The Chancellor held a pre-Budget strategy meeting with Treasury ministers and officials at Chevening, the Foreign Secretary's country retreat, yesterday to prepare the ground for possible tax cuts in November.

The tax on share options is expected to raise pounds 80m in the next Finance Bill. However, there is a real threat of a Tory rebellion when it goes before the Commons in the autumn, if the Chancellor has not retreated. A Labour source last night said they would not vote against the Government. "We're going to let the Tories stew in their own juice."

David Shaw, a right-wing Tory MP, and Lord Wolfson, chairman of the Next retail group, yesterday launched a pressure group, called the Campaign to Save Share Options, to force Mr Clarke to change his mind. Others warned it would alienate typical Tory voters.

Bill Cash, a leading anti-Maastricht Tory backbench MP, said: "This is a classic banana skin . . . It doesn't help to keep on saying 'I know I was right to do this'. It was done at very short notice. The intention was to deal with executives who were taking a disproportionate amount of the system. We have ended up by hitting our own people."

Refusing to back down, Mr Clarke said on BBC Radio: "I think it's right . . . Greenbury and his people had tax experts. They spent some months studying this. I can assure them they got it right, even though they don't seem to understand what they recommended.

"I saw Mr Greenbury . . . saying he had got it wrong, but there is a particular form of share option, which instead of being subject to income tax was only subject to capital gains tax."

He said it was not intended that women on supermarket check-out tills, such as Asda employees, should benefit from executive share option schemes when they were introduced.

"Asda were about to introduce a scheme where pounds 6,000 of pay was income tax free. There are a lot of people who don't get a pounds 6,000 bonus tax free, which underlines the anomaly of this particular form of executive share option scheme."

Labour shared some of Mr Clarke's embarrassment, having campaigned for the tax loophole to be closed. Alistair Darling, Treasury spokesman, said: "Kenneth Clarke is now firing shots at random.
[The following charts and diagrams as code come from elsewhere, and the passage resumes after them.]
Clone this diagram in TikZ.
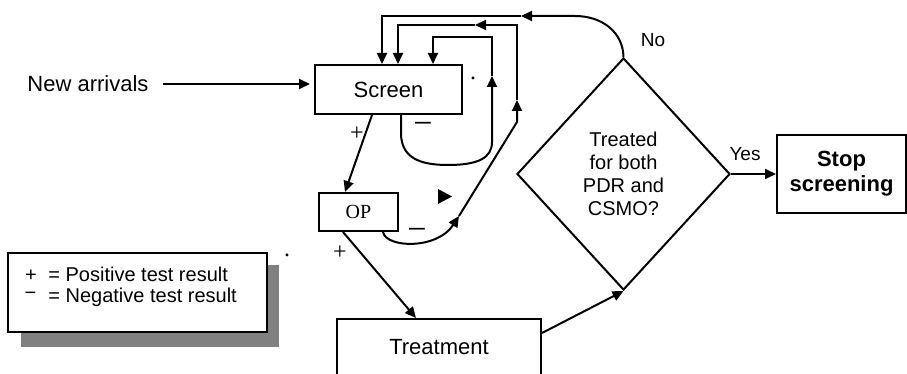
\documentclass[tikz,border=0pt]{standalone}
\usepackage{fontspec}
\setmainfont{Liberation Sans}
\newfontfamily\timesfont{Liberation Serif}
\usetikzlibrary{arrows.meta,calc,positioning,shapes.geometric}
\definecolor{fcInk}{RGB}{0,0,0}
\definecolor{fcShadow}{RGB}{128,128,128}
\tikzset{
  flowbox/.style={draw=fcInk,line width=1pt,fill=white,inner sep=0pt,
    font=\fontsize{11}{13}\selectfont},
  flowline/.style={draw=fcInk,line width=1pt},
  flowarrow/.style={flowline,-{Triangle[length=5.5pt,width=5pt]}},
  flowlabel/.style={inner sep=0pt,font=\fontsize{9.5}{11}\selectfont},
  signmark/.style={inner sep=0pt,font=\timesfont\fontsize{12}{13}\selectfont},
  minusmark/.style={inner sep=0pt,anchor=base,font=\timesfont\fontsize{17}{17}\selectfont},
  keytext/.style={inner sep=0pt,font=\fontsize{10}{12}\selectfont}
}

\begin{document}
\begin{tikzpicture}[x=0.5pt,y=-0.5pt]
  \useasboundingbox (0,0) rectangle (907,374);

  % boxes
  \node[flowbox,minimum width=73.5pt,minimum height=24.5pt] (screen) at (388.5,89.5) {Screen};
  \node[flowbox,minimum width=39.5pt,minimum height=19pt,
    font=\timesfont\fontsize{10}{12}\selectfont] (op) at (358.5,212) {OP};
  \node[flowbox,minimum width=102pt,minimum height=28.5pt] (treat) at (439,347.5) {Treatment};
  \node[flowbox,diamond,minimum width=106.5pt,minimum height=116pt,align=center,
    font=\fontsize{10}{11.5}\selectfont] (treated) at (623.5,174) {Treated\\for both\\PDR and\\CSMO?};
  \node[flowbox,minimum width=64.5pt,minimum height=39pt,align=center,
    font=\bfseries\fontsize{11}{12.5}\selectfont] (stop) at (841.5,174) {Stop\\screening};

  % labels
  \node[inner sep=0pt,font=\fontsize{11}{13}\selectfont] (arrivals) at (88,84) {New arrivals};
  \node[flowlabel] (no) at (653,40) {No};
  \node[flowlabel] (yes) at (745,154) {Yes};
  \node[signmark] (plusA) at (357,134) {+};
  \node[signmark] (plusB) at (340,253) {+};
  \node[minusmark] (minusA) at (423,135) {−};
  \node[minusmark] (minusB) at (417,241) {−};
  \node[signmark] (dotA) at (473,78) {.};
  \node[signmark] (dotB) at (287,255) {.};

  % key
  \fill[fcShadow] (21,265) rectangle (279,347);
  \node[flowbox,line width=1.2pt,minimum width=129.5pt,minimum height=39.5pt] (legend) at (137.5,292.5) {};
  \node[keytext,anchor=base] (keyplus) at (31,282) {+};
  \node[keytext,anchor=base west] (keypos) at (48,282) {= Positive test result};
  \node[keytext,anchor=base] (keyminus) at (30.5,300) {−};
  \node[keytext,anchor=base west] (keyneg) at (48,303) {= Negative test result};

  % turning points
  \coordinate (screenloop) at (492,76);
  \coordinate (opturn) at (459,216);
  \coordinate (oploop) at (517,100);
  \coordinate (midturn) at (475,25);
  \coordinate (outerturn) at (521,16);

  % connectors
  \draw[flowarrow,shorten <=7pt,shorten >=2pt] (arrivals.east) -- (arrivals.east -| screen.west);
  \draw[flowarrow] ([xshift=-8.25pt]screen.south) -- ([xshift=-6.75pt]op.north);
  \draw[flowarrow] ([xshift=-7.75pt]op.south) -- ([xshift=-11.5pt]treat.north);

  % negative screen loops back
  \draw[flowarrow] ([xshift=6.25pt]screen.south) -- (401,133)
    .. controls (401,158) and (420,165) .. (448,165)
    .. controls (478,165) and (492,158) .. (492,142) -- (screenloop);
  \draw[flowarrow] (screenloop) -- (492,37) -- (433,37) -- ([xshift=22.25pt]screen.north);

  % negative OP loops back
  \draw[flowarrow] ([xshift=12.25pt]op.south) .. controls (386,248) and (437,250) .. (opturn);
  \draw[flowarrow] (opturn) -- (517,122) -- (oploop);
  \draw[flowarrow] (oploop) -- (517,25) -- (midturn);
  \draw[flowarrow] (midturn) -- (398,25) -- ([xshift=4.75pt]screen.north);
  \fill[fcInk] (438,189) -- (452,196.5) -- (438,204) -- cycle;

  % decision
  \draw[flowarrow] ([yshift=7.25pt]treat.east) -- (treated.south);
  \draw[flowarrow] (treated.east) -- (stop.west);
  \draw[flowarrow] (treated.north) .. controls (623,32) and (602,16) .. (575,16) -- (outerturn);
  \draw[flowarrow] (outerturn) -- (382,16) -- ([xshift=-3.25pt]screen.north);
\end{tikzpicture}
\end{document}
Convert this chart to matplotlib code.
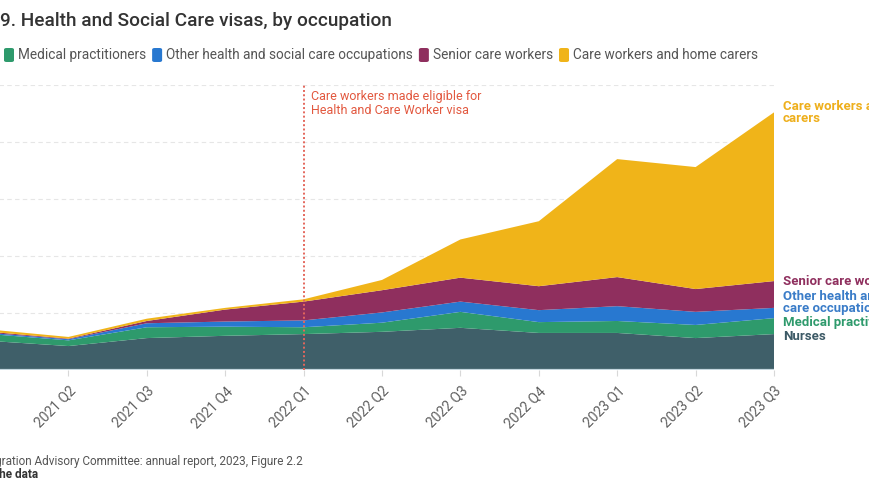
import matplotlib
matplotlib.use("Agg")
import matplotlib.pyplot as plt
from matplotlib.patches import FancyBboxPatch
from matplotlib.transforms import ScaledTranslation
import numpy as np

# ---- data ----
quarters = ["2021 Q1", "2021 Q2", "2021 Q3", "2021 Q4", "2022 Q1", "2022 Q2",
            "2022 Q3", "2022 Q4", "2023 Q1", "2023 Q2", "2023 Q3"]
nurses = [5100, 4200, 5600, 6000, 6300, 6700, 7400, 6500, 6500, 5600, 6300]
medical = [1200, 1000, 1900, 1600, 1200, 1600, 2800, 1900, 2100, 2300, 2800]
other = [200, 200, 700, 900, 1200, 1800, 1800, 2100, 2600, 2300, 1800]
senior = [200, 100, 400, 2100, 3300, 3900, 4200, 4200, 5100, 4000, 4700]
care = [400, 300, 400, 300, 400, 1800, 6700, 11400, 20700, 21400, 29600]

series_names = ["Nurses", "Medical practitioners",
                "Other health and social care occupations",
                "Senior care workers", "Care workers and home carers"]
end_labels = ["Nurses", "Medical practitioners",
              "Other health and social\ncare occupations",
              "Senior care workers", "Care workers and home\ncarers"]
# label anchor heights (layout, in data units)
end_label_y = [5950, 8250, 11850, 15600, 45150]
event_index = 4
event_text = "Care workers made eligible for\nHealth and Care Worker visa"
title = "9. Health and Social Care visas, by occupation"
source = "Source: Migration Advisory Committee: annual report, 2023, Figure 2.2"
getdata = "Get the data"

colors = ["#3f5f69", "#2e9a6c", "#2878d0", "#8f2f5e", "#f0b419"]
label_colors = ["#3d5a66", "#2e9a6c", "#3a7cc8", "#8f2f5e", "#eeaf1c"]

plt.rcParams["font.family"] = ["Roboto", "DejaVu Sans"]

W, H = 869, 504
fig = plt.figure(figsize=(W / 100, H / 100), dpi=100)
fig.patch.set_facecolor("white")


def fx(px):
    return px / W


def fy(py):
    return 1 - py / H


ax = fig.add_axes([fx(-10), fy(370), 784 / W, (370 - 85) / H])
x = np.arange(len(quarters))
ax.stackplot(x, nurses, medical, other, senior, care, colors=colors,
             linewidth=0, zorder=2)
ax.set_xlim(0, len(quarters) - 1)
ax.set_ylim(0, 50000)
ax.set_yticks(np.arange(10000, 50001, 10000))
ax.grid(axis="y", linestyle=(0, (4, 3)), color="#e6e6e6", linewidth=0.8,
        zorder=0)
ax.set_axisbelow(True)
for s in ax.spines.values():
    s.set_visible(False)
ax.axhline(0, color="#c4d6de", lw=1.6, zorder=3)
ax.set_xticks(x)
ax.set_xticklabels(quarters, rotation=45, ha="right", va="center",
                   rotation_mode="anchor", fontsize=10, color="#5f5f5f")
ax.tick_params(axis="x", length=4, color="#d8d8d8", pad=6)
ax.tick_params(axis="y", length=0, labelleft=False)
shift = ScaledTranslation(5 / 100, -5 / 100, fig.dpi_scale_trans)
for lbl in ax.get_xticklabels():
    lbl.set_transform(lbl.get_transform() + shift)

# event line
ax.axvline(event_index, color="#e4675c", ls=(0, (1, 1.2)), lw=1.4, zorder=4)
ax.annotate(event_text, xy=(event_index, 50000), xytext=(7, -5),
            textcoords="offset pixels", ha="left", va="top", fontsize=9,
            color="#e2583f", linespacing=1.15, annotation_clip=False)

# end labels
for lab, yl, c in zip(end_labels, end_label_y, label_colors):
    ax.annotate(lab, xy=(len(quarters) - 1, yl), xytext=(9, 0),
                textcoords="offset pixels", ha="left", va="center",
                fontsize=9.5, weight="semibold", color=c, linespacing=0.95,
                annotation_clip=False)

# title
fig.text(fx(0), fy(21), title, fontsize=13.7, weight="medium",
         color="#333333", ha="left", va="center")

# legend (manual)
fig.canvas.draw()
renderer = fig.canvas.get_renderer()
xpos = 4
ycen = 55
for name, c in zip(series_names[1:], colors[1:]):
    sq = FancyBboxPatch((fx(xpos), fy(ycen + 7)), 10 / W, 14 / H,
                        boxstyle="round,pad=0,rounding_size=0.003",
                        transform=fig.transFigure, facecolor=c,
                        edgecolor="none")
    fig.add_artist(sq)
    t = fig.text(fx(xpos + 14), fy(ycen), name, fontsize=9.8,
                 color="#555555", ha="left", va="center")
    bb = t.get_window_extent(renderer)
    xpos = xpos + 14 + bb.width + 6

# footer
fig.text(fx(303), fy(461), source, fontsize=8.5, color="#555555",
         ha="right", va="center")
fig.text(fx(38), fy(475), getdata, fontsize=8.5, color="#333333",
         weight="bold", ha="right", va="center")

fig.savefig("out.png", dpi=100, facecolor="white")
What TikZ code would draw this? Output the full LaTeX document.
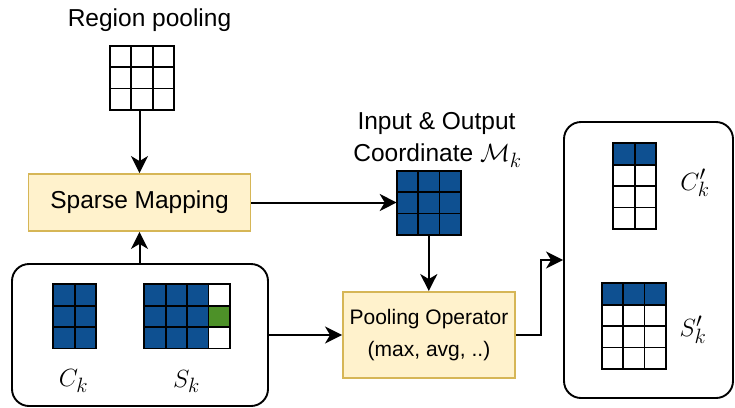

Right from the start we were saying we were dealing with abuses in the boardrooms, particularly in the privatised utilities. It was never the intention to catch anyone in the middle management."

Business leaders were queuing up yesterday to condemn the Chancellor's decision.

At the annual meeting of Thorn EMI, the music and retail group, its chairman Sir Colin Southgate told shareholders: "It's the most ridiculous thing. It has meant taking it out on junior management and not on those whom they were supposed to go after - the fat cats."

Martin Taylor, vice chairman of Hanson, the Anglo-American conglomerate, was equally scathing: "I think the Government should be big enough to stand up and admit it has made a mistake."

He said that Hanson's employee share ownership scheme included more than 1,000 staff of which only a handful were directors. These people would now be disillusioned, he said.

Few members of the Greenbury committee said anything yesterday. But Sir Michael Angus, the chairman of Boots and Whitbread, defended the report saying that its remit was to look at directors' remuneration and that its proposals were only recommendations, not suggestions on implementation. "I think that on the whole the report has been well received. The share options thing is slightly peripheral to the report."